*Work to complete:* Repeat the lines below exactly as written, please, from the line with "Generate a web" to the line with "var nameGap = [6, 6, 6, 6, 8, 12];", both lines included, and no others.

*Exercise materials:*

____

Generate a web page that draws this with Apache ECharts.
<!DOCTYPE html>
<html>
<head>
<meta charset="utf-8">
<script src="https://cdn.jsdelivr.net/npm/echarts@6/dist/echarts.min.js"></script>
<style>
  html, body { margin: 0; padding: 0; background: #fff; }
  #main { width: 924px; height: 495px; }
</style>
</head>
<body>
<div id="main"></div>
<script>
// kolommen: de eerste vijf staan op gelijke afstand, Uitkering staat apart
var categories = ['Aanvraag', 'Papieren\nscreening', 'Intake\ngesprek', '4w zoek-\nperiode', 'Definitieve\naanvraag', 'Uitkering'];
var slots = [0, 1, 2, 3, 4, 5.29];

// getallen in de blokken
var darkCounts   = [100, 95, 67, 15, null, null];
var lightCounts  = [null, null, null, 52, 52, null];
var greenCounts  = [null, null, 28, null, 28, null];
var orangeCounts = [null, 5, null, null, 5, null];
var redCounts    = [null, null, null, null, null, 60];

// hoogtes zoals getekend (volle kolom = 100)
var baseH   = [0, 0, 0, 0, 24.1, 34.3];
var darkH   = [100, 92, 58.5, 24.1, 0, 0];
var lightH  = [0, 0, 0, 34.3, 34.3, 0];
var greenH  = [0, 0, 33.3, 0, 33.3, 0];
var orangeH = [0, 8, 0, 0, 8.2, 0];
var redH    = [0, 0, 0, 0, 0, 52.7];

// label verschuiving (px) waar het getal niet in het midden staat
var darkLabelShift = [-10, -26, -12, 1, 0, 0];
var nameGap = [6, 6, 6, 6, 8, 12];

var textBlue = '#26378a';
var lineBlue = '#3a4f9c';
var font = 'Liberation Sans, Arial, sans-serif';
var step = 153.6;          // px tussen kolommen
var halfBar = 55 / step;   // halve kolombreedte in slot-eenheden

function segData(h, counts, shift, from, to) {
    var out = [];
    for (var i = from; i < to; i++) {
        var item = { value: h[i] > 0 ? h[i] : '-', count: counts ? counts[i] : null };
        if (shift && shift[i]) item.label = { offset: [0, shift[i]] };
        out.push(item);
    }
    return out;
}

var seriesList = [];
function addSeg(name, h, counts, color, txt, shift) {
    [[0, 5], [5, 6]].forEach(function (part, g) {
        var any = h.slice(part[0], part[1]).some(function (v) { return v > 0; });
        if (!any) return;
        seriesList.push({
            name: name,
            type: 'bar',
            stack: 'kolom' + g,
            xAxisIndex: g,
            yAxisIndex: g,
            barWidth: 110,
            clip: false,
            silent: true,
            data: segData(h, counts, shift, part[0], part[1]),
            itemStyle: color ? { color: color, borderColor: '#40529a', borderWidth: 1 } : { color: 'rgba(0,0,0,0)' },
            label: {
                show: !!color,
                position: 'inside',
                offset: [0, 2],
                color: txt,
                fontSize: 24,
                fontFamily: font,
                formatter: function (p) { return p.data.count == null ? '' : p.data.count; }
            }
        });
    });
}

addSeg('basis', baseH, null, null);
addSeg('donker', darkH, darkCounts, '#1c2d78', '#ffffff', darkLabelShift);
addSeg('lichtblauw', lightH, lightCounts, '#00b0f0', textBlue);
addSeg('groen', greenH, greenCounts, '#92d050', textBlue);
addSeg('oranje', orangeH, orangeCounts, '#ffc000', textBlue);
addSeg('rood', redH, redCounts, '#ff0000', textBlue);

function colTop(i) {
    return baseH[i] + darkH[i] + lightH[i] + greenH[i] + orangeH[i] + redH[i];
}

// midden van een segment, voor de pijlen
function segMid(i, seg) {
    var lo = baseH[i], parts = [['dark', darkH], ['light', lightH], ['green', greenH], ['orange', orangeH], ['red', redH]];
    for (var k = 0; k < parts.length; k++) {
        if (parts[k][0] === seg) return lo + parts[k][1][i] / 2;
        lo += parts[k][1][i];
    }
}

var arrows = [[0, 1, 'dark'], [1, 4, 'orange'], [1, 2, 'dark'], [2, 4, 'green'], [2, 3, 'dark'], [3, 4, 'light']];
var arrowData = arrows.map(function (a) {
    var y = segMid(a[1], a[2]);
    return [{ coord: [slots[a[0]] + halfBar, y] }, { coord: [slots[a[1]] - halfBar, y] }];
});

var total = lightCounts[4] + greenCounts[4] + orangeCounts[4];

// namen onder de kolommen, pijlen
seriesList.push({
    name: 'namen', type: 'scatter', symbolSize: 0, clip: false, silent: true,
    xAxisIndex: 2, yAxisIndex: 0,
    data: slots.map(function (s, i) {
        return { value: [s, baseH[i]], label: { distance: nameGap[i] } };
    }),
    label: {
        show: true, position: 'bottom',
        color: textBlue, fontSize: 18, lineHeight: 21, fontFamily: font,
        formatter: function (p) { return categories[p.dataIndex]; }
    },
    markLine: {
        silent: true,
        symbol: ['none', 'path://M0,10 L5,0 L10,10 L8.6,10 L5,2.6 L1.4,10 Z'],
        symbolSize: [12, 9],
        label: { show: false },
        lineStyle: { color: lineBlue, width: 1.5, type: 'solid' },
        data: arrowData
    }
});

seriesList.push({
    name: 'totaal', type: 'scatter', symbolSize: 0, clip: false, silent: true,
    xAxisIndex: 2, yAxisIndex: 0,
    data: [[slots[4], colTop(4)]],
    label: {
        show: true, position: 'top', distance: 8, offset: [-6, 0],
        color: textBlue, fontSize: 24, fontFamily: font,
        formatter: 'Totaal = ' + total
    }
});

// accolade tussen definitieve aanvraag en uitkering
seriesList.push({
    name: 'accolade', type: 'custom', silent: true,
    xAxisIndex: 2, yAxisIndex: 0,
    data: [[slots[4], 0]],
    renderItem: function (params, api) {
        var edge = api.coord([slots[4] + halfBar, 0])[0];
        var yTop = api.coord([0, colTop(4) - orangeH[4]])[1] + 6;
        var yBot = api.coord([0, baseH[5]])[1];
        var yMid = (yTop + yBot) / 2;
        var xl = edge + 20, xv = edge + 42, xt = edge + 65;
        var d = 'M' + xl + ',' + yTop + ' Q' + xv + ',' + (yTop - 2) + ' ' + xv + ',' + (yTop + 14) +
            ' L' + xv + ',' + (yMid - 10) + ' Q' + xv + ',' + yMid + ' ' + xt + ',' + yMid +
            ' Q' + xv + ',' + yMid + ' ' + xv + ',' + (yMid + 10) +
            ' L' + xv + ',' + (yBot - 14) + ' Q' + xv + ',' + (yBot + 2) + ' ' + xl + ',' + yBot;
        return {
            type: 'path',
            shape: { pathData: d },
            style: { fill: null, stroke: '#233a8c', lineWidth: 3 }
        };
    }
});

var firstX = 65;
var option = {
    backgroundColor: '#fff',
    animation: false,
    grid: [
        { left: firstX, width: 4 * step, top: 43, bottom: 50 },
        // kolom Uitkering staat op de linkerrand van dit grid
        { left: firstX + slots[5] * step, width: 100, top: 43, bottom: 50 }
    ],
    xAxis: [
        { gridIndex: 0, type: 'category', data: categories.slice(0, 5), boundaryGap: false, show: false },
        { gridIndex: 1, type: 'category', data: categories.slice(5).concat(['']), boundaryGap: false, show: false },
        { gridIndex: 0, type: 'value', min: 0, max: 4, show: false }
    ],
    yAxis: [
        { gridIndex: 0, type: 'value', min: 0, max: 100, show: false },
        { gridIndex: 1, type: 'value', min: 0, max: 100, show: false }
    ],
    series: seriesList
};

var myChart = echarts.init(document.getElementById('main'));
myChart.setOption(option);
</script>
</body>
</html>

____

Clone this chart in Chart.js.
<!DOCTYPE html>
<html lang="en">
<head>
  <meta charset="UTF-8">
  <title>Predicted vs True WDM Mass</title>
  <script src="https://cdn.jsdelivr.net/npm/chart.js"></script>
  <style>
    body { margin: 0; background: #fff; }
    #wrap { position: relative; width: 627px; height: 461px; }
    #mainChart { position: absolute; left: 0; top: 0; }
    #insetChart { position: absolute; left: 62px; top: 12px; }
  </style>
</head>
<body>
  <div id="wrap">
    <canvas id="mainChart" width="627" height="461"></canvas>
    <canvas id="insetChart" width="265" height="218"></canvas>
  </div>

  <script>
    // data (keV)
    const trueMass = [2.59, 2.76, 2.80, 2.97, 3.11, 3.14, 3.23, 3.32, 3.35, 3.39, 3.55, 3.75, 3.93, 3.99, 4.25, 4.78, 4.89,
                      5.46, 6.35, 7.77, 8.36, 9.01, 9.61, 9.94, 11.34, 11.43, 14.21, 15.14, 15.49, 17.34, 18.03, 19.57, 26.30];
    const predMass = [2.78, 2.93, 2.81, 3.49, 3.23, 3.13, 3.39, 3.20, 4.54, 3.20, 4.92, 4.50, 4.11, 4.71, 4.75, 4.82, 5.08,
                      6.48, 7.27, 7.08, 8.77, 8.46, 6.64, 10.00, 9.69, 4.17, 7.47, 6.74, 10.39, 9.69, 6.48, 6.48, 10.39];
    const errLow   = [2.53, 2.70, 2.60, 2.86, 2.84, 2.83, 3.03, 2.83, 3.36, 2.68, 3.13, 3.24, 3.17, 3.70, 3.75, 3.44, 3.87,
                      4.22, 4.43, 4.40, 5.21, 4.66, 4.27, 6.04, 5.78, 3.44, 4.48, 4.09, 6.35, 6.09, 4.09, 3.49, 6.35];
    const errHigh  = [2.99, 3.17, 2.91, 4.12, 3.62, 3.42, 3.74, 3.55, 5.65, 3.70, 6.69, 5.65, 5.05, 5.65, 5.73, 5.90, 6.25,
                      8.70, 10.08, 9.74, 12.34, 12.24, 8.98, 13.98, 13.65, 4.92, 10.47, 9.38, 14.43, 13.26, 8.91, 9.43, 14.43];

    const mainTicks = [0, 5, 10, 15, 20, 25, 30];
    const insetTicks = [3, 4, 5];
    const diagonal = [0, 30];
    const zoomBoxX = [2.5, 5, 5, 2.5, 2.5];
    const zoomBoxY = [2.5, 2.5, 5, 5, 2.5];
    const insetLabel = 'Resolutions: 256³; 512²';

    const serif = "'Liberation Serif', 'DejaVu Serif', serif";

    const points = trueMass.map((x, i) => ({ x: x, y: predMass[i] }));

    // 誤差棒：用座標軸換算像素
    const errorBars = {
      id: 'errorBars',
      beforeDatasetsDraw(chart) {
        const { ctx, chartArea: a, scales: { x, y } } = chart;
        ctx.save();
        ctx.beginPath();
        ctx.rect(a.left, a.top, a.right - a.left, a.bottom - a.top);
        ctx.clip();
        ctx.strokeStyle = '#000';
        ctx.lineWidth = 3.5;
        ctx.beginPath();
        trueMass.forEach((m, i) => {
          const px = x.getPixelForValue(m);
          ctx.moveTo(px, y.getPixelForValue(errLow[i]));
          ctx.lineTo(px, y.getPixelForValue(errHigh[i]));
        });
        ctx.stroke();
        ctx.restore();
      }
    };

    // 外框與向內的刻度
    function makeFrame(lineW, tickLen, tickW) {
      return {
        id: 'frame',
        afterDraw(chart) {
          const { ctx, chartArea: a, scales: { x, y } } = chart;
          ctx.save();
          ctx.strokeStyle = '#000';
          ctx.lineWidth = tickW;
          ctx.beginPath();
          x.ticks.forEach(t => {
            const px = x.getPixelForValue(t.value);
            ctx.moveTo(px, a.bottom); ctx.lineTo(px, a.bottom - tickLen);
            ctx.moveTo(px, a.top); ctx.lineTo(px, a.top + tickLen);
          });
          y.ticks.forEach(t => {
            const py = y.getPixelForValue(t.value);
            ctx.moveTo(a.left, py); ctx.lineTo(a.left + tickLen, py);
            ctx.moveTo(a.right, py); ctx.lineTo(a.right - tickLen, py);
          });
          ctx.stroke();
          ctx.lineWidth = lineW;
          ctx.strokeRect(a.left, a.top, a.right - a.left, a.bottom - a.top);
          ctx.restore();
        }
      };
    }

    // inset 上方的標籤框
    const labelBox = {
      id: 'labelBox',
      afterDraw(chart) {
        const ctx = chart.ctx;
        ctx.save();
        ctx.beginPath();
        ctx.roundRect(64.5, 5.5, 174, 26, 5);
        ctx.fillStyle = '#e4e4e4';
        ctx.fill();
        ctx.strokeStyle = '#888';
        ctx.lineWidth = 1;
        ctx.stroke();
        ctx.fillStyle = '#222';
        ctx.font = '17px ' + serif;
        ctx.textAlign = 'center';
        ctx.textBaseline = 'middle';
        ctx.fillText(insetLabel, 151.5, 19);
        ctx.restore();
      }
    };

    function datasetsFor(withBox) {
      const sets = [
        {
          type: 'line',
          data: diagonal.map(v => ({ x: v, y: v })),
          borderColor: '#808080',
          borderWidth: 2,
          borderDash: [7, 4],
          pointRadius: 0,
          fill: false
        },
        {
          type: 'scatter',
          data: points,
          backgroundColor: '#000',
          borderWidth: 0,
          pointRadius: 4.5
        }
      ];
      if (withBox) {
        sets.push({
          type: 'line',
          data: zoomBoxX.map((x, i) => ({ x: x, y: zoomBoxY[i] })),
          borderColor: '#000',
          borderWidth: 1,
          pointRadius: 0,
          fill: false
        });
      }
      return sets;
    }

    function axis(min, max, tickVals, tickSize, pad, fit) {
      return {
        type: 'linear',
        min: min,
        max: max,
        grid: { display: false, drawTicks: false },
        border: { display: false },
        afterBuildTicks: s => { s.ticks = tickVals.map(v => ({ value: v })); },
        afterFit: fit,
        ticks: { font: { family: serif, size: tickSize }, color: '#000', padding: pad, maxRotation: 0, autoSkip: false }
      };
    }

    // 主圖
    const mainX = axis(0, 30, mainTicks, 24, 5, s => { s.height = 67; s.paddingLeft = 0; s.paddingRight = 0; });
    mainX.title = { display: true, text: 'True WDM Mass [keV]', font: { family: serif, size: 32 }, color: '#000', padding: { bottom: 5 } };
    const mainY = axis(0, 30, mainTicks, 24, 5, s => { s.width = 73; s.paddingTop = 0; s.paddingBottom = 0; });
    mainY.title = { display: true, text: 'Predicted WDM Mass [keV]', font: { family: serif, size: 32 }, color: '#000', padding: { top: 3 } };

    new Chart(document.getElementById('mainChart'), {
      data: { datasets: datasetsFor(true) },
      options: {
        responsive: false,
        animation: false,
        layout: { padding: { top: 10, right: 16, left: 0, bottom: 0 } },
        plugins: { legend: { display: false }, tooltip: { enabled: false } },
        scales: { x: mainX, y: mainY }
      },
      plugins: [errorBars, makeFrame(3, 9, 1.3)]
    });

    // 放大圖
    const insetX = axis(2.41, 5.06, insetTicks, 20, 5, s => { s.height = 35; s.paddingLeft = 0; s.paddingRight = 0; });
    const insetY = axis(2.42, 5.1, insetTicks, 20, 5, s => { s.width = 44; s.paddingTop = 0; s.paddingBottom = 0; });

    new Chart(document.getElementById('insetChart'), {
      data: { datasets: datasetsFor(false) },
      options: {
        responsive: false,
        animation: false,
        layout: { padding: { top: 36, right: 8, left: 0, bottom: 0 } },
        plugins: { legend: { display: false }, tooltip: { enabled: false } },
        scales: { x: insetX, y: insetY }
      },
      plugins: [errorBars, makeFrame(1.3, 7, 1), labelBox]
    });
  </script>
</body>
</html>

____

*Written answer:*
Generate a web page that draws this with Apache ECharts.
<!DOCTYPE html>
<html>
<head>
<meta charset="utf-8">
<script src="https://cdn.jsdelivr.net/npm/echarts@6/dist/echarts.min.js"></script>
<style>
  html, body { margin: 0; padding: 0; background: #fff; }
  #main { width: 924px; height: 495px; }
</style>
</head>
<body>
<div id="main"></div>
<script>
// kolommen: de eerste vijf staan op gelijke afstand, Uitkering staat apart
var categories = ['Aanvraag', 'Papieren\nscreening', 'Intake\ngesprek', '4w zoek-\nperiode', 'Definitieve\naanvraag', 'Uitkering'];
var slots = [0, 1, 2, 3, 4, 5.29];

// getallen in de blokken
var darkCounts   = [100, 95, 67, 15, null, null];
var lightCounts  = [null, null, null, 52, 52, null];
var greenCounts  = [null, null, 28, null, 28, null];
var orangeCounts = [null, 5, null, null, 5, null];
var redCounts    = [null, null, null, null, null, 60];

// hoogtes zoals getekend (volle kolom = 100)
var baseH   = [0, 0, 0, 0, 24.1, 34.3];
var darkH   = [100, 92, 58.5, 24.1, 0, 0];
var lightH  = [0, 0, 0, 34.3, 34.3, 0];
var greenH  = [0, 0, 33.3, 0, 33.3, 0];
var orangeH = [0, 8, 0, 0, 8.2, 0];
var redH    = [0, 0, 0, 0, 0, 52.7];

// label verschuiving (px) waar het getal niet in het midden staat
var darkLabelShift = [-10, -26, -12, 1, 0, 0];
var nameGap = [6, 6, 6, 6, 8, 12];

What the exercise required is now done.